**The data**

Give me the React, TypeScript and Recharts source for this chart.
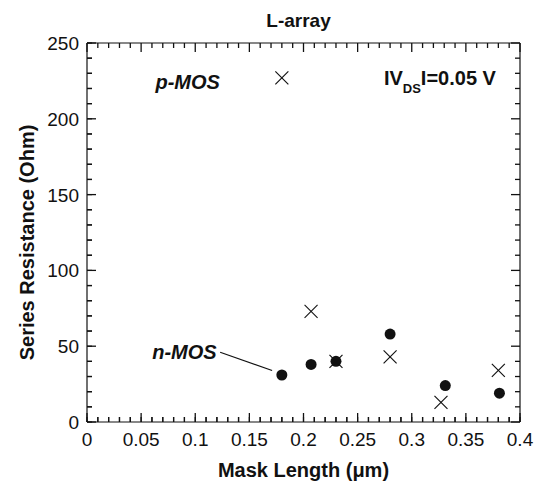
import React from "react";
import { ScatterChart, Scatter, XAxis, YAxis, ReferenceLine, ReferenceDot, Label } from "recharts";

// mask length (um) and series resistance (Ohm)
const nMosLength = [0.18, 0.207, 0.23, 0.28, 0.331, 0.381];
const nMosResistance = [31, 38, 40, 58, 24, 19];
const pMosLength = [0.18, 0.207, 0.23, 0.28, 0.327, 0.38];
const pMosResistance = [227, 73, 40, 43, 13, 34];

const xMajorTicks = [0, 0.05, 0.1, 0.15, 0.2, 0.25, 0.3, 0.35, 0.4];
const xTickLabels = ["0", "0.05", "0.1", "0.15", "0.2", "0.25", "0.3", "0.35", "0.4"];
const yMajorTicks = [0, 50, 100, 150, 200, 250];
const yTickLabels = ["0", "50", "100", "150", "200", "250"];

// minor ticks every 0.01 / every 10
const xMinorTicks = Array.from({ length: 41 }, (_, i) => i / 100);
const yMinorTicks = Array.from({ length: 26 }, (_, i) => i * 10);

const nMos = nMosLength.map((x, i) => ({ x, y: nMosResistance[i] }));
const pMos = pMosLength.map((x, i) => ({ x, y: pMosResistance[i] }));

const FONT = '"Liberation Sans", Arial, Helvetica, sans-serif';
const INK = "#111";
const MAJOR = 9;
const MINOR = 5;

const majorIdx = (list: number[], v: number) => list.findIndex((m) => Math.abs(m - v) < 1e-9);

const BottomLabel = (props: any) => (
  <text x={props.x} y={props.y + 24} textAnchor="middle" fontFamily={FONT} fontSize={19} fill={INK}>
    {xTickLabels[majorIdx(xMajorTicks, props.payload.value)] ?? ""}
  </text>
);

const LeftLabel = (props: any) => (
  <text x={props.x - 8} y={props.y + 7} textAnchor="end" fontFamily={FONT} fontSize={19} fill={INK}>
    {yTickLabels[majorIdx(yMajorTicks, props.payload.value)] ?? ""}
  </text>
);

const NoLabel = () => <g />;

// inward tick marks at both ends of a full-height / full-width reference line
const vTicks = (len: number) => (p: any) => {
  const top = Math.min(p.y1, p.y2);
  const bottom = Math.max(p.y1, p.y2);
  return (
    <g stroke={INK} strokeWidth={1.3}>
      <line x1={p.x1} x2={p.x1} y1={top} y2={top + len} />
      <line x1={p.x1} x2={p.x1} y1={bottom} y2={bottom - len} />
    </g>
  );
};

const hTicks = (len: number) => (p: any) => {
  const left = Math.min(p.x1, p.x2);
  const right = Math.max(p.x1, p.x2);
  return (
    <g stroke={INK} strokeWidth={1.3}>
      <line x1={left} x2={left + len} y1={p.y1} y2={p.y1} />
      <line x1={right} x2={right - len} y1={p.y1} y2={p.y1} />
    </g>
  );
};

const FilledDot = (props: any) => <circle cx={props.cx} cy={props.cy} r={5.5} fill={INK} />;

const Cross = (props: any) => {
  const { cx, cy } = props;
  const s = 6.5;
  return (
    <g stroke={INK} strokeWidth={1.1}>
      <line x1={cx - s} y1={cy - s} x2={cx + s} y2={cy + s} />
      <line x1={cx - s} y1={cy + s} x2={cx + s} y2={cy - s} />
    </g>
  );
};

const boldText = { fontFamily: FONT, fontWeight: 700, fill: INK } as const;
const frameLine = { stroke: INK, strokeWidth: 1.2 };

export default function App() {
  return (
    <div style={{ position: "absolute", left: 0, top: 0, width: 537, height: 483, background: "#fff" }}>
      <ScatterChart width={537} height={483} margin={{ top: 43, right: 17, bottom: 0, left: 0 }}>
        <XAxis
          xAxisId="b"
          type="number"
          dataKey="x"
          domain={[0, 0.4]}
          ticks={xMajorTicks}
          interval={0}
          height={61}
          tickSize={0}
          tickMargin={0}
          tickLine={false}
          axisLine={frameLine}
          tick={<BottomLabel />}
          allowDataOverflow
        >
          <Label
            content={(p: any) => (
              <text x={p.viewBox.x + p.viewBox.width / 2} y={p.viewBox.y + 55} textAnchor="middle" fontSize={20} {...boldText}>
                Mask Length (μm)
              </text>
            )}
          />
        </XAxis>
        <YAxis
          yAxisId="l"
          type="number"
          dataKey="y"
          domain={[0, 250]}
          ticks={yMajorTicks}
          interval={0}
          width={87}
          tickSize={0}
          tickMargin={0}
          tickLine={false}
          axisLine={frameLine}
          tick={<LeftLabel />}
          allowDataOverflow
        >
          <Label
            content={(p: any) => {
              const cx = p.viewBox.x + 27;
              const cy = p.viewBox.y + p.viewBox.height / 2 + 10;
              return (
                <text
                  x={cx}
                  y={cy}
                  textAnchor="middle"
                  dominantBaseline="central"
                  transform={`rotate(-90 ${cx} ${cy})`}
                  fontSize={20}
                  {...boldText}
                >
                  Series Resistance (Ohm)
                </text>
              );
            }}
          />
        </YAxis>

        {/* mirrored twins of the same scales: inward minor ticks on bottom and left */}
        <XAxis
          xAxisId="bm"
          mirror
          type="number"
          dataKey="x"
          domain={[0, 0.4]}
          ticks={xMinorTicks}
          interval={0}
          height={1}
          tickSize={MINOR}
          tickMargin={0}
          tickLine={frameLine}
          stroke={INK}
          axisLine={false}
          tick={NoLabel}
          allowDataOverflow
        />
        <YAxis
          yAxisId="lm"
          mirror
          type="number"
          dataKey="y"
          domain={[0, 250]}
          ticks={yMinorTicks}
          interval={0}
          width={1}
          tickSize={MINOR}
          tickMargin={0}
          tickLine={frameLine}
          stroke={INK}
          axisLine={false}
          tick={NoLabel}
          allowDataOverflow
        />

        {/* top and right sides of the frame */}
        <XAxis xAxisId="t" orientation="top" mirror type="number" domain={[0, 0.4]} height={1} tick={false} tickLine={false} axisLine={frameLine}>
          <Label
            content={(p: any) => (
              <text x={p.viewBox.x + p.viewBox.width / 2 - 5} y={p.viewBox.y - 16} textAnchor="middle" fontSize={19} {...boldText}>
                L-array
              </text>
            )}
          />
        </XAxis>
        <YAxis yAxisId="r" orientation="right" mirror type="number" domain={[0, 250]} width={1} tick={false} tickLine={false} axisLine={frameLine} />

        {/* inward tick marks on all four sides */}
        {xMinorTicks.map((v) => (
          <ReferenceLine
            key={`x${v}`}
            xAxisId="b"
            yAxisId="l"
            x={v}
            ifOverflow="visible"
            stroke={INK}
            shape={vTicks(majorIdx(xMajorTicks, v) >= 0 ? MAJOR : MINOR)}
          />
        ))}
        {yMinorTicks.map((v) => (
          <ReferenceLine
            key={`y${v}`}
            xAxisId="b"
            yAxisId="l"
            y={v}
            ifOverflow="visible"
            stroke={INK}
            shape={hTicks(majorIdx(yMajorTicks, v) >= 0 ? MAJOR : MINOR)}
          />
        ))}

        <ReferenceLine
          xAxisId="b"
          yAxisId="l"
          segment={[
            { x: 0.123, y: 46 },
            { x: 0.171, y: 34 },
          ]}
          stroke={INK}
          strokeWidth={1.2}
        />
        <ReferenceDot
          xAxisId="b"
          yAxisId="l"
          x={0.093}
          y={224}
          r={0}
          shape={(p: any) => (
            <text x={p.cx} y={p.cy + 7} textAnchor="middle" fontSize={20} fontStyle="italic" {...boldText}>
              p-MOS
            </text>
          )}
        />
        <ReferenceDot
          xAxisId="b"
          yAxisId="l"
          x={0.09}
          y={46}
          r={0}
          shape={(p: any) => (
            <text x={p.cx} y={p.cy + 7} textAnchor="middle" fontSize={20} fontStyle="italic" {...boldText}>
              n-MOS
            </text>
          )}
        />
        <ReferenceDot
          xAxisId="b"
          yAxisId="l"
          x={0.326}
          y={227}
          r={0}
          shape={(p: any) => (
            <text x={p.cx} y={p.cy + 7} textAnchor="middle" fontSize={20} {...boldText}>
              IV
              <tspan fontSize={13} dy={8}>
                DS
              </tspan>
              <tspan dy={-8}>I=0.05 V</tspan>
            </text>
          )}
        />

        <Scatter xAxisId="b" yAxisId="l" data={nMos} shape={<FilledDot />} isAnimationActive={false} />
        <Scatter xAxisId="bm" yAxisId="lm" data={pMos} shape={<Cross />} isAnimationActive={false} />
      </ScatterChart>
    </div>
  );
}
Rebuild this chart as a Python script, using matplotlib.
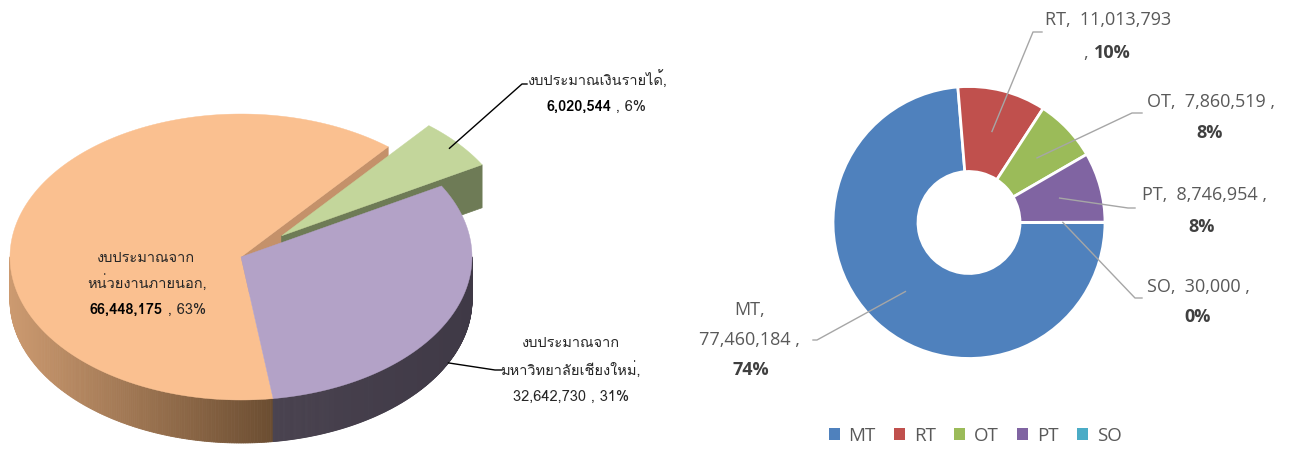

**What to produce**
Set down again, exactly, the lines of the material above from its first line to the one with "ReferenceLine, ReferenceDot, Label", inclusive. Leave the pictures out.

**Result below**
Give me the React, TypeScript and Recharts source for this chart.
import React from "react";
import { ScatterChart, Scatter, XAxis, YAxis, ReferenceLine, ReferenceDot, Label } from "recharts";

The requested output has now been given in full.